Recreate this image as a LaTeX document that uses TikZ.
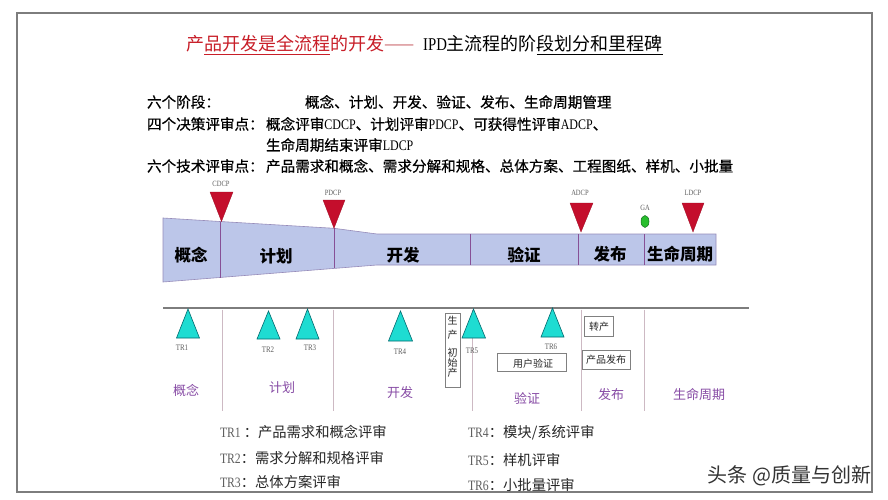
\documentclass[tikz,border=0pt]{standalone}
\usepackage{fontspec}
\setmainfont{Noto Sans CJK SC}
\newfontfamily\cjkmed[FakeBold=0.6]{Noto Sans CJK SC}
\newfontfamily\lsf[FakeStretch=0.82]{Liberation Serif}
\usetikzlibrary{shapes.geometric}
\definecolor{titlered}{RGB}{200,30,40}
\definecolor{dashred}{RGB}{205,110,115}
\definecolor{funfill}{RGB}{188,198,233}
\definecolor{funline}{RGB}{150,140,185}
\definecolor{divline}{RGB}{135,80,150}
\definecolor{dcpred}{RGB}{196,14,44}
\definecolor{cyanfill}{RGB}{30,220,210}
\definecolor{cyanline}{RGB}{0,105,110}
\definecolor{phasepurple}{RGB}{135,75,165}
\definecolor{vline}{RGB}{205,185,195}
\definecolor{framegray}{RGB}{125,125,125}
\definecolor{labgray}{RGB}{95,95,95}
\definecolor{gagreen}{RGB}{40,190,45}
\definecolor{gadark}{RGB}{20,110,30}
\begin{document}
\begin{tikzpicture}[x=1pt,y=-1pt,
  every node/.style={inner sep=0pt,outer sep=0pt},
  fz/.style={font=\fontsize{#1}{#1}\selectfont},
  body/.style={font=\cjkmed\fontsize{14.6}{14.6}\selectfont,anchor=west,text=black},
  stagetxt/.style={font=\fontsize{16.5}{16.5}\selectfont\bfseries,text=black},
  dcp/.style={fill=dcpred,draw=dcpred!80!black,line width=0.3pt},
  mslab/.style={font=\lsf\fontsize{8}{8}\selectfont,text=labgray},
  trtri/.style={fill=cyanfill,draw=cyanline,line width=0.6pt},
  trlab/.style={font=\lsf\fontsize{8.5}{8.5}\selectfont,text=labgray},
  boxsty/.style={draw=gray,fill=white,line width=0.6pt},
  smalltxt/.style={fz=10,text=black!85},
  phase/.style={fz=13,text=phasepurple},
  legend/.style={fz=14.3,anchor=west,text=black!85},
  divsty/.style={draw=divline,line width=0.7pt},
  vsty/.style={draw=vline,line width=0.6pt}]
\path[use as bounding box,fill=white] (0,0) rectangle (888,500);

% title
\node[fz=18,anchor=west] (title) at (186,45)
  {{\color{titlered}产\underline{品开发是全流程}的开发}{\color{dashred}——}\hspace{9pt}{\lsf IPD}主流程的阶\underline{段划分和里程碑}};

% text block
\node[body] (l1a) at (147,102) {六个阶段：};
\node[body] (l1b) at (305,102) {概念、计划、开发、验证、发布、生命周期管理};
\node[body] (l2a) at (147,124) {四个决策评审点：};
\node[body] (l2b) at (266,124) {概念评审{\lsf CDCP}、计划评审{\lsf PDCP}、可获得性评审{\lsf ADCP}、};
\node[body] (l3b) at (266,145) {生命周期结束评审{\lsf LDCP}};
\node[body] (l4a) at (147,166) {六个技术评审点：};
\node[body] (l4b) at (266,166) {产品需求和概念、需求分解和规格、总体方案、工程图纸、样机、小批量};

% funnel
\path[fill=funfill,draw=funline,line width=0.6pt]
  (163,218) -- (220,221.5) -- (334,228.3) -- (377,234) -- (716,234)
  -- (716,265) -- (377,265) -- (163,282) -- cycle;
\draw[divsty] (220,221.5) -- (220,277.5);
\draw[divsty] (334,228.3) -- (334,268.4);
\draw[divsty] (470,234) -- (470,265);
\draw[divsty] (578,234) -- (578,265);
\draw[divsty] (644,234) -- (644,265);

\node[stagetxt] (s1) at (191,255) {概念};
\node[stagetxt] (s2) at (276,256) {计划};
\node[stagetxt] (s3) at (403,255) {开发};
\node[stagetxt] (s4) at (524,255) {验证};
\node[stagetxt] (s5) at (610,254) {发布};
\node[stagetxt] (s6) at (680,254) {生命周期};

% decision points
\path[dcp] (210,192) -- (233,192) -- (221.5,221.5) -- cycle;
\path[dcp] (323,200) -- (345,200) -- (334,228.3) -- cycle;
\path[dcp] (570,203) -- (593,203) -- (581,232) -- cycle;
\path[dcp] (682,203) -- (704,203) -- (693,232) -- cycle;
\node[mslab] (cdcp) at (221,184) {CDCP};
\node[mslab] (pdcp) at (333,193) {PDCP};
\node[mslab] (adcp) at (580,193) {ADCP};
\node[mslab] (ldcp) at (693,193) {LDCP};
\node[mslab] (ga) at (645,208) {GA};
\node[ellipse,fill=gagreen,draw=gadark,line width=0.5pt,minimum width=8pt,minimum height=12pt] (gadot) at (645,221.5) {};

% lower part
\draw[framegray,line width=1.3pt] (163,308) -- (749,308);
\foreach \xx/\n in {222.5/a,333.5/b,472.5/c,581/d,644/e}
  \draw[vsty] (\xx,309.5) -- (\xx,411);

\path[trtri] (188,309) -- (199.5,338) -- (176.5,338) -- cycle;
\path[trtri] (268.5,311) -- (280,339) -- (257,339) -- cycle;
\path[trtri] (307.5,309) -- (319,339) -- (296,339) -- cycle;
\path[trtri] (400.5,311) -- (412.5,341) -- (388.5,341) -- cycle;
\path[trtri] (473.5,309) -- (485.5,338) -- (462,338) -- cycle;
\path[trtri] (552.5,308) -- (564,337) -- (541,337) -- cycle;
\node[trlab] (tr1) at (182,348) {TR1};
\node[trlab] (tr2) at (268,350) {TR2};
\node[trlab] (tr3) at (310,348) {TR3};
\node[trlab] (tr4) at (400,352) {TR4};
\node[trlab] (tr5) at (472,351) {TR5};
\node[trlab] (tr6) at (551,347) {TR6};

% boxes
\path[boxsty] (445,313) rectangle (460.5,387);
\foreach \c/\yy/\n in {生/321/a,产/335/b,初/353/c,始/363/d,产/373/e}
  \node[smalltxt,name=vt\n] at (452.5,\yy) {\c};
\path[boxsty] (497,353) rectangle (566,371);
\node[smalltxt] (yhyz) at (533,363.5) {用户验证};
\path[boxsty] (584,316) rectangle (613,336);
\node[smalltxt] (zc) at (599,327) {转产};
\path[boxsty] (582.5,350) rectangle (630,369);
\node[smalltxt] (cpfb) at (606,360) {产品发布};

% phase labels
\node[phase] (p1) at (186,390) {概念};
\node[phase] (p2) at (282,388) {计划};
\node[phase] (p3) at (400,393) {开发};
\node[phase] (p4) at (527,398) {验证};
\node[phase] (p5) at (611,395) {发布};
\node[phase] (p6) at (699,395) {生命周期};

% legend
\node[legend] (lg1) at (220,432) {{\lsf\color{labgray}TR1 }：产品需求和概念评审};
\node[legend] (lg2) at (220,458) {{\lsf\color{labgray}TR2}：需求分解和规格评审};
\node[legend] (lg3) at (220,482) {{\lsf\color{labgray}TR3}：总体方案评审};
\node[legend] (lg4) at (468,433) {{\lsf\color{labgray}TR4}：模块/系统评审};
\node[legend] (lg5) at (468,460) {{\lsf\color{labgray}TR5}：样机评审};
\node[legend] (lg6) at (468,485) {{\lsf\color{labgray}TR6}：小批量评审};

% clip below frame
\fill[white] (0,492.6) rectangle (888,500);
% frame
\draw[framegray,line width=1.2pt] (17,13) rectangle (872,492);

% watermark
\node[fz=20,anchor=east,text=black!80] (wm) at (871,476) {头条 @质量与创新};
\end{tikzpicture}
\end{document}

Set exercise – All the lines above are to be reproduced exactly, except the pictures.

Response for this exercise –
Recreate this image as a LaTeX document that uses TikZ.
\documentclass[tikz,border=0pt]{standalone}
\usepackage{fontspec}
\setmainfont{Noto Sans CJK SC}
\newfontfamily\cjkmed[FakeBold=0.6]{Noto Sans CJK SC}
\newfontfamily\lsf[FakeStretch=0.82]{Liberation Serif}
\usetikzlibrary{shapes.geometric}
\definecolor{titlered}{RGB}{200,30,40}
\definecolor{dashred}{RGB}{205,110,115}
\definecolor{funfill}{RGB}{188,198,233}
\definecolor{funline}{RGB}{150,140,185}
\definecolor{divline}{RGB}{135,80,150}
\definecolor{dcpred}{RGB}{196,14,44}
\definecolor{cyanfill}{RGB}{30,220,210}
\definecolor{cyanline}{RGB}{0,105,110}
\definecolor{phasepurple}{RGB}{135,75,165}
\definecolor{vline}{RGB}{205,185,195}
\definecolor{framegray}{RGB}{125,125,125}
\definecolor{labgray}{RGB}{95,95,95}
\definecolor{gagreen}{RGB}{40,190,45}
\definecolor{gadark}{RGB}{20,110,30}
\begin{document}
\begin{tikzpicture}[x=1pt,y=-1pt,
  every node/.style={inner sep=0pt,outer sep=0pt},
  fz/.style={font=\fontsize{#1}{#1}\selectfont},
  body/.style={font=\cjkmed\fontsize{14.6}{14.6}\selectfont,anchor=west,text=black},
  stagetxt/.style={font=\fontsize{16.5}{16.5}\selectfont\bfseries,text=black},
  dcp/.style={fill=dcpred,draw=dcpred!80!black,line width=0.3pt},
  mslab/.style={font=\lsf\fontsize{8}{8}\selectfont,text=labgray},
  trtri/.style={fill=cyanfill,draw=cyanline,line width=0.6pt},
  trlab/.style={font=\lsf\fontsize{8.5}{8.5}\selectfont,text=labgray},
  boxsty/.style={draw=gray,fill=white,line width=0.6pt},
  smalltxt/.style={fz=10,text=black!85},
  phase/.style={fz=13,text=phasepurple},
  legend/.style={fz=14.3,anchor=west,text=black!85},
  divsty/.style={draw=divline,line width=0.7pt},
  vsty/.style={draw=vline,line width=0.6pt}]
\path[use as bounding box,fill=white] (0,0) rectangle (888,500);

% title
\node[fz=18,anchor=west] (title) at (186,45)
  {{\color{titlered}产\underline{品开发是全流程}的开发}{\color{dashred}——}\hspace{9pt}{\lsf IPD}主流程的阶\underline{段划分和里程碑}};

% text block
\node[body] (l1a) at (147,102) {六个阶段：};
\node[body] (l1b) at (305,102) {概念、计划、开发、验证、发布、生命周期管理};
\node[body] (l2a) at (147,124) {四个决策评审点：};
\node[body] (l2b) at (266,124) {概念评审{\lsf CDCP}、计划评审{\lsf PDCP}、可获得性评审{\lsf ADCP}、};
\node[body] (l3b) at (266,145) {生命周期结束评审{\lsf LDCP}};
\node[body] (l4a) at (147,166) {六个技术评审点：};
\node[body] (l4b) at (266,166) {产品需求和概念、需求分解和规格、总体方案、工程图纸、样机、小批量};

% funnel
\path[fill=funfill,draw=funline,line width=0.6pt]
  (163,218) -- (220,221.5) -- (334,228.3) -- (377,234) -- (716,234)
  -- (716,265) -- (377,265) -- (163,282) -- cycle;
\draw[divsty] (220,221.5) -- (220,277.5);
\draw[divsty] (334,228.3) -- (334,268.4);
\draw[divsty] (470,234) -- (470,265);
\draw[divsty] (578,234) -- (578,265);
\draw[divsty] (644,234) -- (644,265);

\node[stagetxt] (s1) at (191,255) {概念};
\node[stagetxt] (s2) at (276,256) {计划};
\node[stagetxt] (s3) at (403,255) {开发};
\node[stagetxt] (s4) at (524,255) {验证};
\node[stagetxt] (s5) at (610,254) {发布};
\node[stagetxt] (s6) at (680,254) {生命周期};

% decision points
\path[dcp] (210,192) -- (233,192) -- (221.5,221.5) -- cycle;
\path[dcp] (323,200) -- (345,200) -- (334,228.3) -- cycle;
\path[dcp] (570,203) -- (593,203) -- (581,232) -- cycle;
\path[dcp] (682,203) -- (704,203) -- (693,232) -- cycle;
\node[mslab] (cdcp) at (221,184) {CDCP};
\node[mslab] (pdcp) at (333,193) {PDCP};
\node[mslab] (adcp) at (580,193) {ADCP};
\node[mslab] (ldcp) at (693,193) {LDCP};
\node[mslab] (ga) at (645,208) {GA};
\node[ellipse,fill=gagreen,draw=gadark,line width=0.5pt,minimum width=8pt,minimum height=12pt] (gadot) at (645,221.5) {};

% lower part
\draw[framegray,line width=1.3pt] (163,308) -- (749,308);
\foreach \xx/\n in {222.5/a,333.5/b,472.5/c,581/d,644/e}
  \draw[vsty] (\xx,309.5) -- (\xx,411);

\path[trtri] (188,309) -- (199.5,338) -- (176.5,338) -- cycle;
\path[trtri] (268.5,311) -- (280,339) -- (257,339) -- cycle;
\path[trtri] (307.5,309) -- (319,339) -- (296,339) -- cycle;
\path[trtri] (400.5,311) -- (412.5,341) -- (388.5,341) -- cycle;
\path[trtri] (473.5,309) -- (485.5,338) -- (462,338) -- cycle;
\path[trtri] (552.5,308) -- (564,337) -- (541,337) -- cycle;
\node[trlab] (tr1) at (182,348) {TR1};
\node[trlab] (tr2) at (268,350) {TR2};
\node[trlab] (tr3) at (310,348) {TR3};
\node[trlab] (tr4) at (400,352) {TR4};
\node[trlab] (tr5) at (472,351) {TR5};
\node[trlab] (tr6) at (551,347) {TR6};

% boxes
\path[boxsty] (445,313) rectangle (460.5,387);
\foreach \c/\yy/\n in {生/321/a,产/335/b,初/353/c,始/363/d,产/373/e}
  \node[smalltxt,name=vt\n] at (452.5,\yy) {\c};
\path[boxsty] (497,353) rectangle (566,371);
\node[smalltxt] (yhyz) at (533,363.5) {用户验证};
\path[boxsty] (584,316) rectangle (613,336);
\node[smalltxt] (zc) at (599,327) {转产};
\path[boxsty] (582.5,350) rectangle (630,369);
\node[smalltxt] (cpfb) at (606,360) {产品发布};

% phase labels
\node[phase] (p1) at (186,390) {概念};
\node[phase] (p2) at (282,388) {计划};
\node[phase] (p3) at (400,393) {开发};
\node[phase] (p4) at (527,398) {验证};
\node[phase] (p5) at (611,395) {发布};
\node[phase] (p6) at (699,395) {生命周期};

% legend
\node[legend] (lg1) at (220,432) {{\lsf\color{labgray}TR1 }：产品需求和概念评审};
\node[legend] (lg2) at (220,458) {{\lsf\color{labgray}TR2}：需求分解和规格评审};
\node[legend] (lg3) at (220,482) {{\lsf\color{labgray}TR3}：总体方案评审};
\node[legend] (lg4) at (468,433) {{\lsf\color{labgray}TR4}：模块/系统评审};
\node[legend] (lg5) at (468,460) {{\lsf\color{labgray}TR5}：样机评审};
\node[legend] (lg6) at (468,485) {{\lsf\color{labgray}TR6}：小批量评审};

% clip below frame
\fill[white] (0,492.6) rectangle (888,500);
% frame
\draw[framegray,line width=1.2pt] (17,13) rectangle (872,492);

% watermark
\node[fz=20,anchor=east,text=black!80] (wm) at (871,476) {头条 @质量与创新};
\end{tikzpicture}
\end{document}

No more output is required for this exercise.